The BSC is based on the premise that what gets measured gets done and that financial performance is not the only measure of business success. You must also measure performance with respect to customers, people, and processes.

Instrumentation for competitive success.

Overview
In 1992 Robert S. Kaplan and David P. Norton wrote an article in the Harvard Business Review called "The Balanced Scorecard - Measures that Drive Performance." The article stressed the importance of not relying solely on financial measures to measure organizational success. It stressed the need for balance between short-term and long-term objectives, between financial and nonfinancial measures, between leading and lagging indicators, and between internal and external performance measures. The article was short on specific application, but its concepts struck a cord with many senior managers.

The popularity of the article forced Kaplan and Norton to write a couple of other articles in the HBR and two books on the subject (refer to the list of references at the bottom of this page). Each article and book attempted to provide more "how to" instructions but the majority of the content continued to focus on describing the concepts and philosophy. There are two key components of the Balanced Scorecard (BSC). The first is "what gets measured gets done." The second is that financial measures are not sufficient to manage the organization. The BSC creates a dashboard of indicators from all aspects of the organization's activities. It identifies measures from the perspectives of financial performance, customers, internal business processes, and people growth and learning. The expectation is that when these measures are linked to the organization's strategy people will naturally adopt appropriate behaviors to achieve the goals.

The basic concepts of the BSC are not new! The BSC is very similar to the concepts of Management by Objectives introduced by Peter Drucker back in the '50s. The concept of balancing focus on the multiple aspects of running a successful organization has been around since people began to work together. Every leader of an organization knows that you cannot treat employees poorly and expect success. You cannot ignore customers and then expect them to purchase additional products and services. You cannot continue to use the same processes and equipment and expect productivity gains. You cannot sell products and services for less than it costs to deliver them. These are basic organizational truths! Unfortunately in their rush to increase short-term shareholder value, many senior executives have forgotten these basic concepts. The primary benefit of the articles and books by Kaplan and Norton is that they have helped executives rediscover the basic concepts.

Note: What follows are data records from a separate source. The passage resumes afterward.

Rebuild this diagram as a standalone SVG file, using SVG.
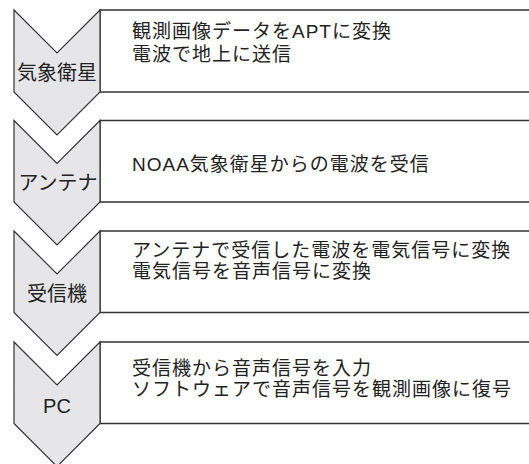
<svg xmlns="http://www.w3.org/2000/svg" width="529" height="464" viewBox="0 0 529 464">
<style>
.chev{fill:#e6e6e8;stroke:#333;stroke-width:1.2;stroke-linejoin:miter}
.box{fill:#fff;stroke:#333;stroke-width:1.4}
.lbl{font-family:"Liberation Sans","Noto Sans CJK JP",sans-serif;font-size:20px;fill:#222;text-anchor:middle}
.txt{font-family:"Liberation Sans","Noto Sans CJK JP",sans-serif;font-size:19px;letter-spacing:1px;fill:#222}
</style>
<rect width="529" height="464" fill="#fff"/>
<g id="step1">
<path class="box" d="M529,10 H100 V92 H529"/>
<path class="chev" d="M14,10 L57,53 L100,10 V92 L57,135 L14,92 Z"/>
<text class="lbl" x="57" y="80">気象衛星</text>
<text class="txt" x="132" y="38">観測画像データをAPTに変換</text>
<text class="txt" x="132" y="61">電波で地上に送信</text>
</g>
<g id="step2">
<path class="box" d="M529,120.5 H100 V202 H529"/>
<path class="chev" d="M14,120.5 L57,163.5 L100,120.5 V202 L57,245 L14,202 Z"/>
<text class="lbl" x="58" y="190">アンテナ</text>
<text class="txt" x="132" y="171">NOAA気象衛星からの電波を受信</text>
</g>
<g id="step3">
<path class="box" d="M529,231 H100 V312.5 H529"/>
<path class="chev" d="M14,231 L57,274 L100,231 V312.5 L57,355.5 L14,312.5 Z"/>
<text class="lbl" x="57" y="301">受信機</text>
<text class="txt" x="132" y="257">アンテナで受信した電波を電気信号に変換</text>
<text class="txt" x="132" y="278">電気信号を音声信号に変換</text>
</g>
<g id="step4">
<path class="box" d="M529,342 H100 V423.5 H529"/>
<path class="chev" d="M14,342 L57,385 L100,342 V423.5 L57,466.5 L14,423.5 Z"/>
<text class="lbl" x="57" y="413">PC</text>
<text class="txt" x="132" y="375">受信機から音声信号を入力</text>
<text class="txt" x="132" y="396">ソフトウェアで音声信号を観測画像に復号</text>
</g>
</svg>
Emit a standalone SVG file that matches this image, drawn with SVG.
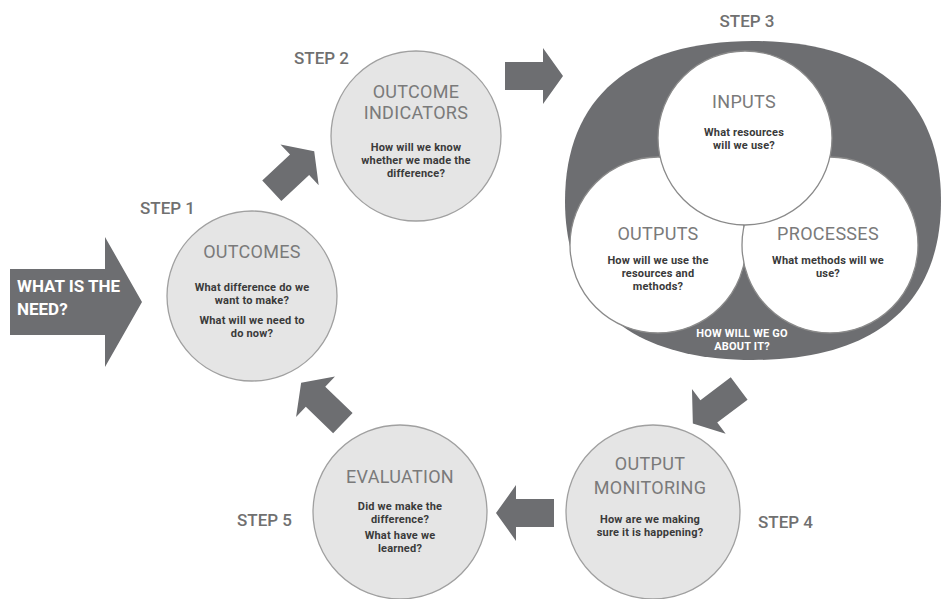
<svg xmlns="http://www.w3.org/2000/svg" width="943" height="599" viewBox="0 0 943 599">
<defs>
<style>
.bg{fill:#ffffff}
.node{fill:#e5e5e5;stroke:#a0a0a0;stroke-width:1.3}
.inner{fill:#ffffff;stroke:#8a8a8a;stroke-width:1.3}
.dark{fill:#6d6e71}
.title{font-family:Roboto,"Liberation Sans",sans-serif;font-size:18px;fill:#7a7a7a;text-anchor:middle;letter-spacing:0.3px}
.q{font-family:Roboto,"Liberation Sans",sans-serif;font-size:11px;font-weight:bold;fill:#3a3a3a;text-anchor:middle;letter-spacing:0.2px}
.step{font-family:Roboto,"Liberation Sans",sans-serif;font-size:17px;fill:#707070;font-weight:500}
.wq{font-family:Roboto,"Liberation Sans",sans-serif;font-size:11px;font-weight:bold;fill:#ffffff;text-anchor:middle;letter-spacing:0.2px}
.need{font-family:Roboto,"Liberation Sans",sans-serif;font-size:17px;font-weight:bold;fill:#ffffff}
</style>
<polygon id="arr" points="-29,-14 9,-14 9,-28 29,0 9,28 9,14 -29,14"/>
</defs>
<rect class="bg" x="0" y="0" width="943" height="599"/>

<g id="need">
<polygon class="dark" points="10,269 105,269 105,237 142,302 105,367 105,335 10,335"/>
<text class="need" x="17" y="292">WHAT IS THE</text>
<text class="need" x="17" y="315">NEED?</text>
</g>

<g id="connectors" class="dark">
<use href="#arr" transform="translate(293,171) rotate(-43)"/>
<use href="#arr" transform="translate(534,76)"/>
<use href="#arr" transform="translate(716,406) rotate(143)"/>
<use href="#arr" transform="translate(525,513) rotate(180)"/>
<use href="#arr" transform="translate(322,403) rotate(224)"/>
</g>

<g id="step1">
<text class="step" x="140" y="214">STEP 1</text>
<circle class="node" cx="252" cy="296" r="85"/>
<text class="title" x="252" y="258">OUTCOMES</text>
<text class="q" x="252" y="291">What difference do we</text>
<text class="q" x="252" y="304">want to make?</text>
<text class="q" x="252" y="324">What will we need to</text>
<text class="q" x="252" y="337">do now?</text>
</g>

<g id="step2">
<text class="step" x="294" y="64">STEP 2</text>
<circle class="node" cx="416" cy="136" r="85"/>
<text class="title" x="416" y="98">OUTCOME</text>
<text class="title" x="416" y="119">INDICATORS</text>
<text class="q" x="416" y="151">How will we know</text>
<text class="q" x="416" y="164">whether we made the</text>
<text class="q" x="416" y="177">difference?</text>
</g>

<g id="step3">
<text class="step" x="747" y="27" text-anchor="middle">STEP 3</text>
<path class="dark" d="M753,41 C875,41 941,98 941,201 C941,304 875,360 753,360 C631,360 565,304 565,201 C565,98 631,41 753,41 Z"/>
<g id="outputs">
<circle class="inner" cx="658" cy="245" r="88"/>
<text class="title" x="658" y="240">OUTPUTS</text>
<text class="q" x="658" y="264">How will we use the</text>
<text class="q" x="658" y="277">resources and</text>
<text class="q" x="658" y="290">methods?</text>
</g>
<g id="processes">
<circle class="inner" cx="830" cy="245" r="88"/>
<text class="title" x="828" y="240">PROCESSES</text>
<text class="q" x="828" y="264">What methods will we</text>
<text class="q" x="828" y="277">use?</text>
</g>
<g id="inputs">
<circle class="inner" cx="745" cy="138" r="87"/>
<text class="title" x="744" y="108">INPUTS</text>
<text class="q" x="744" y="136">What resources</text>
<text class="q" x="744" y="149">will we use?</text>
</g>
<text class="wq" x="742" y="337">HOW WILL WE GO</text>
<text class="wq" x="742" y="350">ABOUT IT?</text>
</g>

<g id="step4">
<circle class="node" cx="653" cy="512" r="87"/>
<text class="title" x="650" y="470">OUTPUT</text>
<text class="title" x="650" y="494">MONITORING</text>
<text class="q" x="650" y="523">How are we making</text>
<text class="q" x="650" y="536">sure it is happening?</text>
<text class="step" x="758" y="528">STEP 4</text>
</g>

<g id="step5">
<text class="step" x="237" y="526">STEP 5</text>
<circle class="node" cx="400" cy="512" r="87"/>
<text class="title" x="400" y="483">EVALUATION</text>
<text class="q" x="400" y="510">Did we make the</text>
<text class="q" x="400" y="523">difference?</text>
<text class="q" x="400" y="539">What have we</text>
<text class="q" x="400" y="552">learned?</text>
</g>
</svg>
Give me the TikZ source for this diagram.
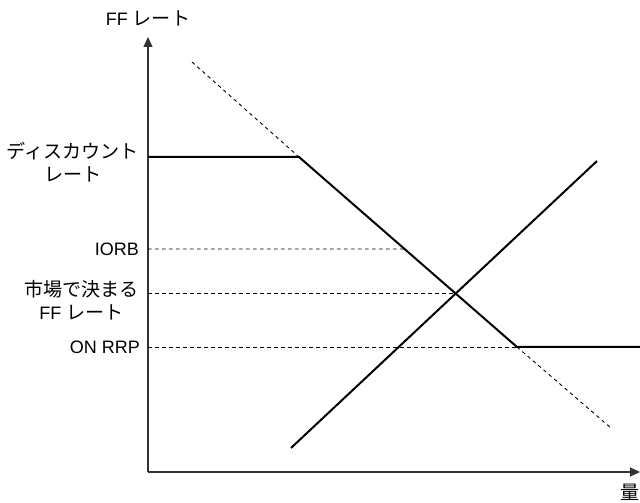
\documentclass[tikz,border=0pt]{standalone}
\usepackage{fontspec}
\setmainfont{Liberation Sans}
\newfontfamily\jpfont[Scale=1.06]{Noto Sans CJK JP}
\usetikzlibrary{arrows.meta}

\begin{document}
\begin{tikzpicture}[x=1pt,y=1pt,
  axis/.style={line width=1.2pt,draw=black!80,-{Triangle[length=10pt,width=9pt]}},
  curve/.style={line width=2pt,line join=miter},
  guide/.style={line width=0.9pt,dash pattern=on 3.5pt off 3.5pt},
  lbl/.style={font=\fontsize{18}{23.5}\selectfont,align=center,inner sep=0pt}]
\useasboundingbox (0,0) rectangle (640,503);

% Key points
\coordinate (O) at (148,31);
\coordinate (ytip) at (148,466);
\coordinate (xtip) at (640,31);
\coordinate (dtop) at (192,441);
\coordinate (disc) at (299,346);
\coordinate (rrp) at (517,156);
\coordinate (dbot) at (611,75);
\coordinate (rrpend) at (640,156);
\coordinate (s1) at (291,55);
\coordinate (s2) at (597,342);
\coordinate (iorb) at (intersection of disc--rrp and 148,254--640,254);
\coordinate (eq) at (intersection of disc--rrp and s1--s2);

% Axes
\draw[axis] (O) -- (ytip);
\draw[axis] (O) -- (xtip);

% Guide lines
\draw[guide] (dtop) -- (disc);
\draw[guide] (rrp) -- (dbot);
\draw[guide] (148,254) -- (iorb);
\draw[guide] (O |- eq) -- (eq);
\draw[guide] (O |- rrp) -- (rrp);

% Demand (kinked) and supply
\draw[curve] (O |- disc) -- (disc) -- (rrp) -- (rrpend);
\draw[curve] (s1) -- (s2);

% Labels
\node[lbl] (ylab) at (148,485) {FF {\jpfont レート}};
\node[lbl,anchor=east] (disclab) at (139,341) {\jpfont ディスカウント\\\jpfont レート};
\node[lbl,anchor=east] (iorblab) at (139,254) {IORB};
\node[lbl,anchor=east] (eqlab) at (139,203) {\jpfont 市場で決まる\\FF {\jpfont レート}};
\node[lbl,anchor=east] (rrplab) at (140,156) {ON RRP};
\node[lbl] (xlab) at (630,11) {\jpfont 量};
\end{tikzpicture}
\end{document}
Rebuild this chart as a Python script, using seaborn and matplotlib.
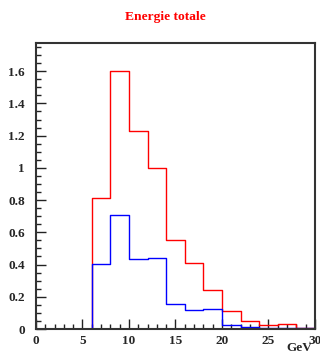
import numpy as np
import pandas as pd
import seaborn as sns
import matplotlib.pyplot as plt
from matplotlib.ticker import MultipleLocator, FuncFormatter

# histogram bins (GeV) and contents
centers = [1, 3, 5, 7, 9, 11, 13, 15, 17, 19, 21, 23, 25, 27, 29]
red_vals = [0, 0, 0, 0.81, 1.60, 1.23, 1.00, 0.555, 0.41, 0.245, 0.113, 0.047, 0.022, 0.034, 0.007]
blue_vals = [0, 0, 0, 0.405, 0.71, 0.432, 0.44, 0.158, 0.115, 0.124, 0.026, 0.013, 0.004, 0.004, 0.004]

red_df = pd.DataFrame({"E": centers, "w": red_vals})
blue_df = pd.DataFrame({"E": centers, "w": blue_vals})

sns.set_style("ticks")
plt.rcParams['font.family'] = ['Liberation Serif', 'DejaVu Serif']
plt.rcParams['font.weight'] = 'bold'

fig = plt.figure(figsize=(3.2, 3.54), dpi=100)
ax = fig.add_axes([0.1125, 0.0706, 0.8715, 0.808])

sns.histplot(data=red_df, x="E", weights="w", binwidth=2, binrange=(0, 30),
             element="step", fill=False, color="#ff0000", linewidth=1.0, ax=ax)
sns.histplot(data=blue_df, x="E", weights="w", binwidth=2, binrange=(0, 30),
             element="step", fill=False, color="#0000ff", linewidth=1.0, ax=ax)

ax.set_xlim(0, 30)
ax.set_ylim(0, 1.775)
ax.set_xlabel("")
ax.set_ylabel("")
ax.xaxis.set_major_locator(MultipleLocator(5))
ax.xaxis.set_minor_locator(MultipleLocator(1))
ax.yaxis.set_major_locator(MultipleLocator(0.2))
ax.yaxis.set_minor_locator(MultipleLocator(0.05))
ax.yaxis.set_major_formatter(FuncFormatter(lambda v, p: "%g" % round(v, 2)))
ax.tick_params(which="both", direction="in", top=False, right=False,
               labelsize=9.5, width=1, color="#222222")
ax.tick_params(which="major", length=7)
ax.tick_params(which="minor", length=3.5)
ax.tick_params(axis="y", pad=8)
ax.tick_params(axis="x", pad=4)
for lab in ax.get_xticklabels() + ax.get_yticklabels():
    lab.set_fontweight("bold")
for s in ax.spines.values():
    s.set_visible(True)
    s.set_linewidth(1.5)
    s.set_color("#333333")

fig.text(0.517, 0.952, "Energie totale", color="#ff0000", fontsize=9.7,
         fontweight="bold", ha="center", va="center")
ax.text(0.943, -0.066, "GeV", transform=ax.transAxes, fontsize=9.5,
        fontweight="bold", ha="center", va="center")

fig.savefig("out.png", dpi=100)
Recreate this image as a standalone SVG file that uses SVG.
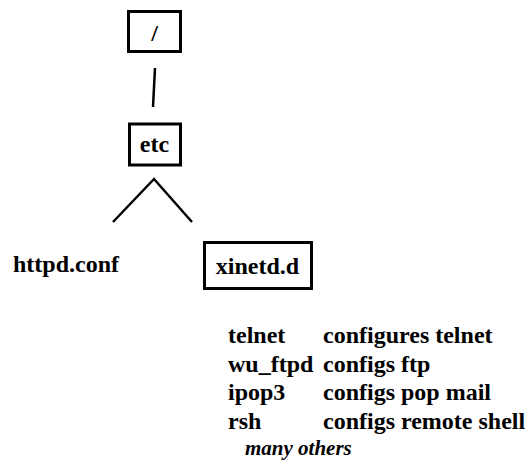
<svg xmlns="http://www.w3.org/2000/svg" width="529" height="464" viewBox="0 0 529 464">
<style>
.box{fill:#fff;stroke:#000;stroke-width:3}
.t{font-family:"Liberation Serif",serif;font-weight:bold;font-size:24px;fill:#000}
.i{font-family:"Liberation Serif",serif;font-weight:bold;font-style:italic;font-size:21px;fill:#000}
.ln{stroke:#000;stroke-width:2.5;fill:none}
</style>
<rect width="529" height="464" fill="#fff"/>
<g id="connectors">
<line class="ln" x1="155" y1="68" x2="153" y2="107"/>
<polyline class="ln" points="113,222 154,179 192,222"/>
</g>
<g id="root">
<rect class="box" x="128.5" y="11.5" width="52" height="40"/>
<text class="t" x="154.5" y="41" text-anchor="middle">/</text>
</g>
<g id="etc">
<rect class="box" x="129.5" y="124" width="51" height="41"/>
<text class="t" x="154.5" y="152" text-anchor="middle">etc</text>
</g>
<g id="httpd">
<text class="t" x="13" y="272">httpd.conf</text>
</g>
<g id="xinetd">
<rect class="box" x="204.5" y="242.5" width="107" height="46"/>
<text class="t" x="257.5" y="274" text-anchor="middle">xinetd.d</text>
</g>
<g id="table">
<text class="t" x="228" y="343">telnet</text>
<text class="t" x="323" y="343">configures telnet</text>
<text class="t" x="228" y="371.5">wu_ftpd</text>
<text class="t" x="323" y="371.5">configs ftp</text>
<text class="t" x="228" y="400">ipop3</text>
<text class="t" x="323" y="400">configs pop mail</text>
<text class="t" x="228" y="428.5">rsh</text>
<text class="t" x="323" y="428.5">configs remote shell</text>
<text class="i" x="245" y="455">many others</text>
</g>
</svg>
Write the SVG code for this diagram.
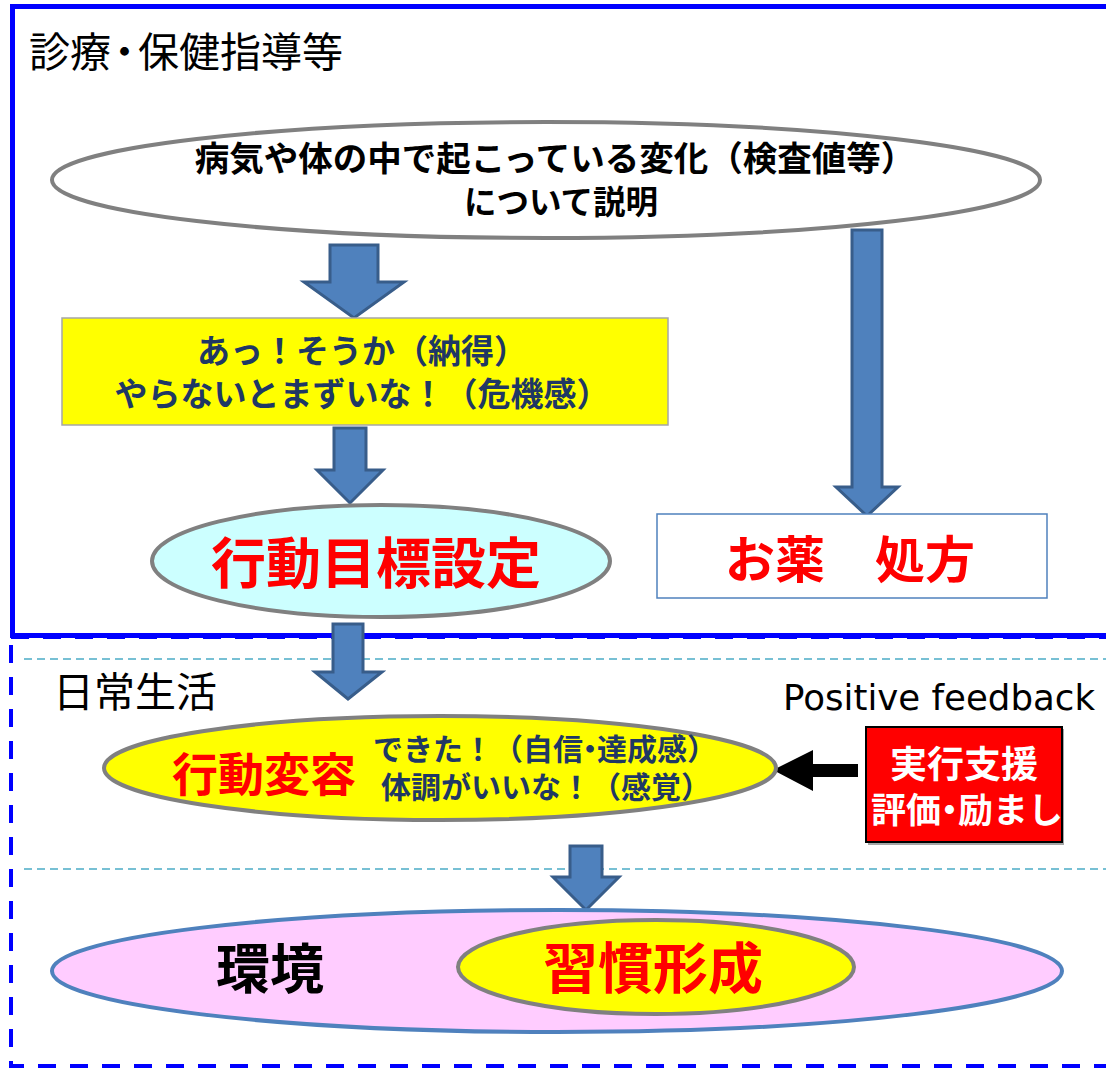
<svg xmlns="http://www.w3.org/2000/svg" width="1106" height="1068" viewBox="0 0 1106 1068">
<style>
.jp{font-family:"Noto Sans CJK JP","Noto Sans",sans-serif}
.b{font-weight:bold}
.arr{fill:#4f81bd;stroke:#385d8a;stroke-width:3}
.ell{stroke:#808080;stroke-width:4}
.cy{stroke:#4bacc6;stroke-width:1.5;stroke-dasharray:8 5;fill:none}
</style>
<rect width="1106" height="1068" fill="#fff"/>
<g id="frames">
<rect x="11" y="637" width="1120" height="429" fill="none" stroke="#0000ff" stroke-width="4" stroke-dasharray="18 14"/>
<rect x="12.5" y="6.5" width="1120" height="629" fill="none" stroke="#0000ff" stroke-width="5"/>
<line x1="24" y1="659" x2="1106" y2="659" class="cy"/>
<line x1="24" y1="869" x2="1106" y2="869" class="cy"/>
<text x="29" y="67" class="jp" font-size="41" fill="#000">診療<tspan dx="-7">・</tspan><tspan dx="-7">保健指導等</tspan></text>
<text x="53" y="707" class="jp" font-size="41" fill="#000">日常生活</text>
<text x="1095" y="710" text-anchor="end" font-family="DejaVu Sans,Verdana,sans-serif" font-size="35.6" fill="#000">Positive feedback</text>
</g>
<g id="connectors">
<path class="arr" d="M330,245 H378 V282 H404 L354,318 L304,282 H330 Z"/>
<path class="arr" d="M334,428 H366 V470 H383 L350,503 L317,470 H334 Z"/>
<path class="arr" d="M852,230 H882 V487 H898 L867,516 L836,487 H852 Z"/>
<path class="arr" d="M333,624 H363 V672 H382 L348,699 L315,672 H333 Z"/>
<path class="arr" d="M570,846 H602 V877 H619 L586,910 L553,877 H570 Z"/>
<path fill="#000" d="M858,764 V777 H813 V791 L773,770 L813,750 V764 Z"/>
</g>
<g id="node-explain">
<ellipse cx="546" cy="180" rx="494" ry="58" fill="#fff" class="ell"/>
<text x="555" y="171" text-anchor="middle" class="jp b" font-size="34.5" fill="#000">病気や体の中で起こっている変化（検査値等）</text>
<text x="561" y="214" text-anchor="middle" class="jp b" font-size="32.5" fill="#000">について説明</text>
</g>
<g id="node-aha">
<rect x="62" y="318" width="606" height="107" fill="#ffff00" stroke="#a6a6a6" stroke-width="1.5"/>
<text x="362" y="363" text-anchor="middle" class="jp b" font-size="33" fill="#1f3864">あっ！そうか（納得）</text>
<text x="362" y="406" text-anchor="middle" class="jp b" font-size="33" fill="#1f3864">やらないとまずいな！（危機感）</text>
</g>
<g id="node-goal">
<ellipse cx="381" cy="561" rx="229" ry="56" fill="#ccffff" class="ell"/>
<text x="376" y="583" text-anchor="middle" class="jp b" font-size="55" fill="#ff0000">行動目標設定</text>
</g>
<g id="node-medicine">
<rect x="657" y="514" width="390" height="84" fill="#fff" stroke="#4f81bd" stroke-width="1.5"/>
<text x="850" y="578" text-anchor="middle" class="jp b" font-size="50" fill="#ff0000">お薬　処方</text>
</g>
<g id="node-change">
<ellipse cx="440" cy="768" rx="336" ry="52" fill="#ffff00" class="ell"/>
<text x="264" y="791" text-anchor="middle" class="jp b" font-size="46" fill="#ff0000">行動変容</text>
<text x="373" y="760" class="jp b" font-size="30" fill="#1f3864">できた！（自信<tspan dx="-8">・</tspan><tspan dx="-8">達成感）</tspan></text>
<text x="546" y="798" text-anchor="middle" class="jp b" font-size="30" fill="#1f3864">体調がいいな！（感覚）</text>
</g>
<g id="node-support">
<rect x="868" y="729" width="196" height="116" fill="#a6a6a6"/>
<rect x="866" y="727" width="196" height="115" fill="#ff0000" stroke="#000" stroke-width="2"/>
<text x="964" y="778" text-anchor="middle" class="jp b" font-size="37" fill="#fff">実行支援</text>
<text x="871" y="823" class="jp b" font-size="35" fill="#fff">評価<tspan dx="-9">・</tspan><tspan dx="-9">励まし</tspan></text>
</g>
<g id="node-env">
<ellipse cx="557" cy="971" rx="505" ry="61" fill="#ffccff" stroke="#4f81bd" stroke-width="4"/>
<text x="270" y="989" text-anchor="middle" class="jp b" font-size="54" fill="#000">環境</text>
</g>
<g id="node-habit">
<ellipse cx="656" cy="967" rx="198" ry="47" fill="#ffff00" class="ell"/>
<text x="653" y="988" text-anchor="middle" class="jp b" font-size="55" fill="#ff0000">習慣形成</text>
</g>
</svg>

There are now many accounts of organizations adopting the concepts of the BSC with excellent results. There are also other organizations that tried to implement the BSC and failed miserably. The problem is that the successful organizations (and the consultants that helped them) claim that the BSC was the cause of their success. The organizations that failed (their consultants can't be contacted) claim that the complexity of the BSC caused its failure. In reality neither statement is true. The concepts of the BSC are excellent. It is a great tool to identify a balanced set of measures that organizations can use to manage their efforts, but it is just one piece of the total management system. It is not a silver bullet that will cure all problems. Just like any other good process it requires management investment and nurturing for success. The biggest downside of the BSC is that while the concepts are great, actual implementation is left to the consultant's whim.

Balanced Scorecards are part of the measurement system element of a management system that is used to focus, align, and balance the organization on goals and actions to accomplish long-term strategic objectives.  

While Balanced Scorecards are an effective measurement strategy, many organizations struggle deciding what to measure and how to measure it.

When Balanced Scorecards are deployed through the organization, they can provide line-of-sight for individual employees to align with organizational goals the departmental or process goals they are working on improving.  

Balanced Scorecard measures are developed during the strategic planning process.  The organizational level Scorecard contains primarily outcome or lagging measures.

Departmental or process level Scorecards contain both in process (leading) and outcome (lagging) measures that are aligned with the Organizational level objectives and goals.  These are linked to supervisors’ performance agreements.

For individuals, we use a planning tool that connects what employees are working on improving with departmental or process goals, which are aligned with organizational goals.  The tool is a folding card that can be carried in the employee’s pocket.  

This alignment helps assure the organization is working on the vital areas of improvement for the organization.  Individual employees are motivated because it helps them see where they fit into the big picture and they enjoy knowing that what they are working on is important.

However, Balanced Scorecards only work when they are part of a larger Measurement System that is part of your Performance Improvement System.